Whilst living together in the agency apartment, we have grown close over compulsive laundry washing and the odd bottle of red wine or three. Her boyfriend, a Bulgarian events producer, has been staying with us too. They, in turn, have a mutual girlfriend who is dating an Italian house DJ.

This is how I will eventually end up at a house street-fete in the town of Middlestone. I have my hesitations about being the seventh wheel at a party an hour outside my newly found and still fragile comfort zone, but Gia looks at me with her massive brown eyes and the sweetest smile and my marshmallow arm is twisted. Besides, most of the spontaneous invites I have accepted here have lead to some or other exciting encounter, so I decide to throw caution to the wind in exchange for an adventure.

So the three Bulgarians, the DJ who is playing at the party, his Italian film producer housemate and his Polish girlfriend are my crew for the evening. We rendezvous at the producer’s house. He works solely with one director, the man who did Leaving Las Vegas with Nicolas Cage, and he tells us mad stories about the Cage. After a few glasses of bubbles in his plush Chelsea apartment that looks like an opium den we cram into a rented car, me wedged between three hot-blooded couples not afraid of PDA. At this point I still have no idea where our party bus is headed.

The drive is gorgeous while the sun sets over the Thames, and we arrive in Middlestone before dusk. We park the car behind the stage at the end of a cordoned off cul-de-sac. I catch first glimpses of what is to detail this evening. In between stage and the back barricade are about 3000 house-bobbing restless natives.

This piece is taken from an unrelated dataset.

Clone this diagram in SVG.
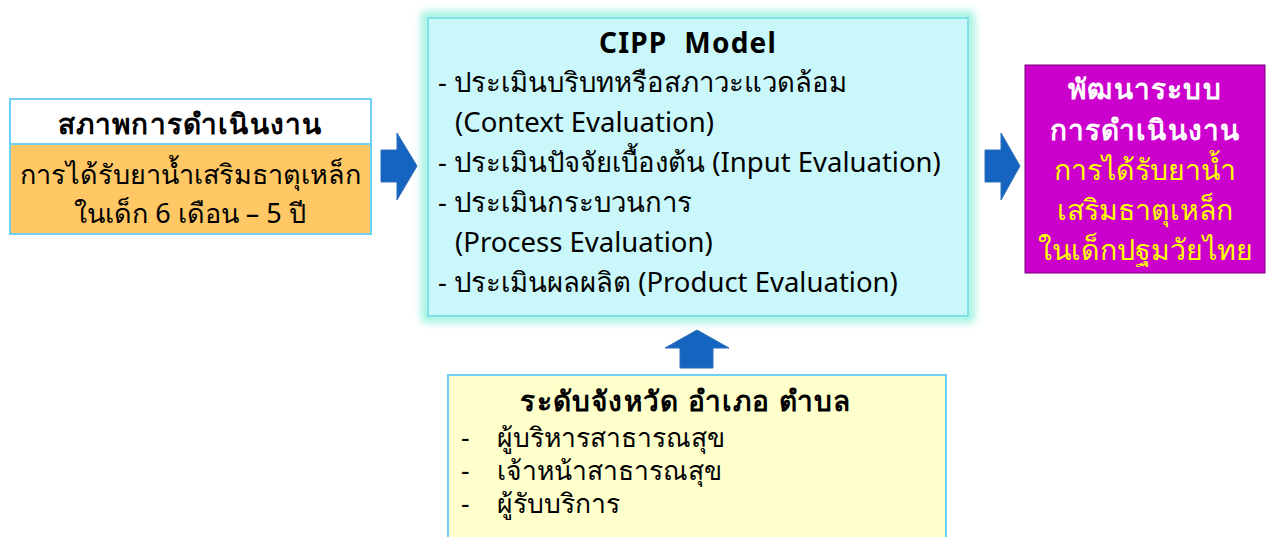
<svg xmlns="http://www.w3.org/2000/svg" width="1269" height="537" viewBox="0 0 1269 537">
<defs>
<style>
text{font-family:"Noto Sans","Liberation Sans",sans-serif;font-size:27.5px;fill:#000}
.b{font-weight:bold;font-size:28px;letter-spacing:1.2px}
.c{text-anchor:middle}
.s{font-size:26.5px}
.arrow{fill:#1565c0;stroke:#2f6fb8;stroke-width:1}
.box{stroke:#6fd0f5;stroke-width:2}
</style>
<filter id="glow" x="-10%" y="-10%" width="120%" height="120%">
<feGaussianBlur stdDeviation="4"/>
</filter>
</defs>
<rect width="1269" height="537" fill="#fff"/>
<g id="left-node">
<rect class="box" x="10" y="99" width="361" height="45" fill="#fff"/>
<rect class="box" x="10" y="144" width="361" height="90" fill="#ffc864"/>
<text class="b c" x="190" y="134">สภาพการดำเนินงาน</text>
<text class="c" x="190" y="184" style="font-size:27px">การได้รับยาน้ำเสริมธาตุเหล็ก</text>
<text class="c" x="190" y="223" style="font-size:27px">ในเด็ก 6 เดือน – 5 ปี</text>
</g>
<g id="cipp-node">
<rect x="426" y="16" width="544" height="302" fill="none" stroke="#8ef0d8" stroke-width="8" filter="url(#glow)"/>
<rect x="428" y="18" width="540" height="298" fill="#c9f7fa" stroke="#7fe0e8" stroke-width="2"/>
<text class="b c" x="688" y="53" xml:space="preserve">CIPP  Model</text>
<text x="438" y="92">- ประเมินบริบทหรือสภาวะแวดล้อม</text>
<text x="455" y="132">(Context Evaluation)</text>
<text x="438" y="172">- ประเมินปัจจัยเบื้องต้น (Input Evaluation)</text>
<text x="438" y="212">- ประเมินกระบวนการ</text>
<text x="455" y="252">(Process Evaluation)</text>
<text x="438" y="292">- ประเมินผลผลิต (Product Evaluation)</text>
</g>
<g id="result-node">
<rect x="1025" y="65" width="240" height="208" fill="#cc00cc" stroke="#7a007a" stroke-width="1"/>
<text class="b c" x="1145" y="99" style="fill:#fff">พัฒนาระบบ</text>
<text class="b c" x="1145" y="140" style="fill:#fff">การดำเนินงาน</text>
<text class="c" x="1145" y="180" style="fill:#ffff00;font-size:28.5px">การได้รับยาน้ำ</text>
<text class="c" x="1145" y="220" style="fill:#ffff00;font-size:28.5px">เสริมธาตุเหล็ก</text>
<text class="c" x="1145" y="260" style="fill:#ffff00;font-size:28.5px">ในเด็กปฐมวัยไทย</text>
</g>
<g id="level-node">
<rect class="box" x="448" y="375" width="498" height="170" fill="#ffffcc"/>
<text class="b c" x="686" y="411">ระดับจังหวัด อำเภอ ตำบล</text>
<text class="s" x="461" y="447">-</text>
<text class="s" x="497" y="447">ผู้บริหารสาธารณสุข</text>
<text class="s" x="461" y="480">-</text>
<text class="s" x="497" y="480">เจ้าหน้าสาธารณสุข</text>
<text class="s" x="461" y="513">-</text>
<text class="s" x="497" y="513">ผู้รับบริการ</text>
</g>
<g id="connectors">
<polygon class="arrow" points="381,150 397,150 397,133 417,166 397,200 397,182 381,182"/>
<polygon class="arrow" points="985,150 1001,150 1001,133 1020,166 1001,200 1001,182 985,182"/>
<polygon class="arrow" points="680,368 680,348 665,348 697,330 729,348 713,348 713,368"/>
</g>
</svg>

Fluorescent acrylic nails with stencil designs, moms in fanny pelmets and highlighted streaks as a unisex trend – the whole works. For the men there are aviator type sunglasses, just bigger and with no frames and always on, even at night, and plenty of popped collars. If that’s not enough, I’ll throw in some dog tags dangling on shaved chests, just to prove a point.

We walk up the stairs onto the DJ podium. My deep-house pulsating rib cage beats faster than my eyes can process. The strobe light isn’t helping! Pushing past fellow backstage dwellers to locate the bar trolley, all I can think about is how a sneaky shot will ease my nerves. The stage is about 20 square meters big, and filled right up to the DJ decks. From this height I can see the full extent, and I give out a stunned chuckle. It’s a profoundly new cultural experience. They move simultaneously to the throbbing bass with limbs flailing (often around each other’s waists and asses) whilst the smell of berry cider and sweat forms a steamy cloud above the mass.

I sit for two hours and observe in awe from the safety of the podium. Eventually I migrate from shell-shocked to easy going thanks to some recreational alcohol consumption. I get up and shuffle my feet a bit under giant silver floppy disks suspended for decoration. The Italian house DJ is not all bad and I talk more with the producer about the drunken Cage and making movies. I am now drinking Zambucca with water like Ouzo to keep up, which I regret from that point onwards.

Before the clock strikes 12 we are homeward bound. Gia has come alive with her own housey pulse and the crew moves on to the after party, while I take my ringing ears to bed. Though not the most glamorous excursion, I conclude that I got to see some more of the ‘real’ England. I might not be meeting Brits in London, but at least I’m diving real deep to make the acquaintance, one shooter at a time.